La CNAF s'était engagée à des actions de redressement au second semestre 2023, mais elles n'ont pas encore pleinement produit leurs effets en 2023. Quelle est votre analyse de cette situation qui est, à mon avis, particulièrement préoccupante ?

Permalien
Jean-Louis Rey, président de la Caisse d'amortissement de la dette sociale (CADES)

Elle est doublement hors sujet pour la CADES. En effet, la CADES s'intéresse à l'activité de certification de la Cour des comptes uniquement pour la branche recouvrement. C'est la recette qui nous intéresse, c'est-à-dire la qualité du recouvrement de la CSG et de la CRDS. L'activité de prestations nous est indifférente.

Par ailleurs, la branche famille n'est pas un « client » de la CADES, puisqu'elle ne reprend que les branches en déficit. La CNAF est excédentaire depuis de nombreuses années. Elle a été partiellement en déficit dans le contexte général de 2020, comme toutes les branches.
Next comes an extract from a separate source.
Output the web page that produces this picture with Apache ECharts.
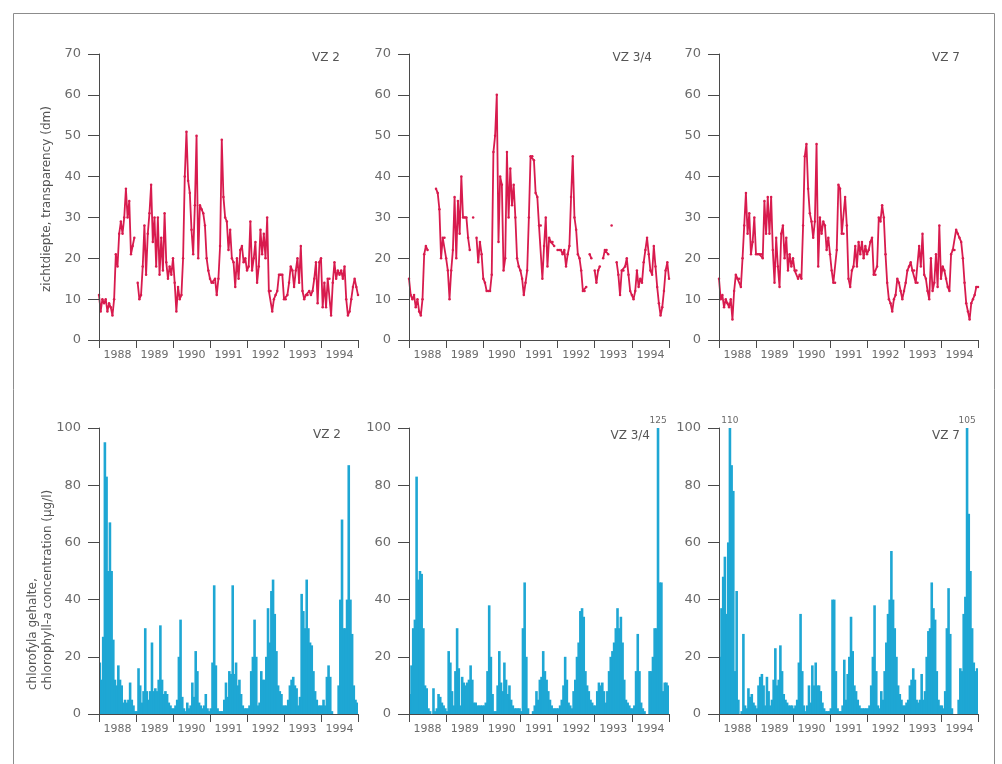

PermalienPhoto issue du site de l'Assemblée nationale ou de Wikipedia

Pour un outil qui semblait être transitoire, nous le voyons s'installer dans la durée. Nous pouvons malheureusement raisonnablement projeter l'existence de la CADES au-delà de 2033, vu l'évolution des choses. Nous anticipons une hausse des déficits de la sécurité sociale dans l'ensemble de ses branches. Je ne parle même pas de l'évolution des retraites avec le vieillissement démographique, indépendamment de ce que l'on pense de la réforme qui a été faite, et de la branche vieillesse. Nous parlons d'un doublement d'ici 2027 des déficits de la sécurité sociale.

Par rapport à la trajectoire que vous venez de décrire sur le graphique que vous nous avez montré, il apparaît que les perspectives de retour à ce que vous appelez l'équilibre des comptes, avec l'apurement total de la dette confiée à la CADES, deviennent de plus en plus hypothétiques. En tant qu'acteur de la CADES, vous gérez ce qui vous est transféré, mais vous devez également avoir un regard particulier sur l'évolution de la dette de la sécurité sociale.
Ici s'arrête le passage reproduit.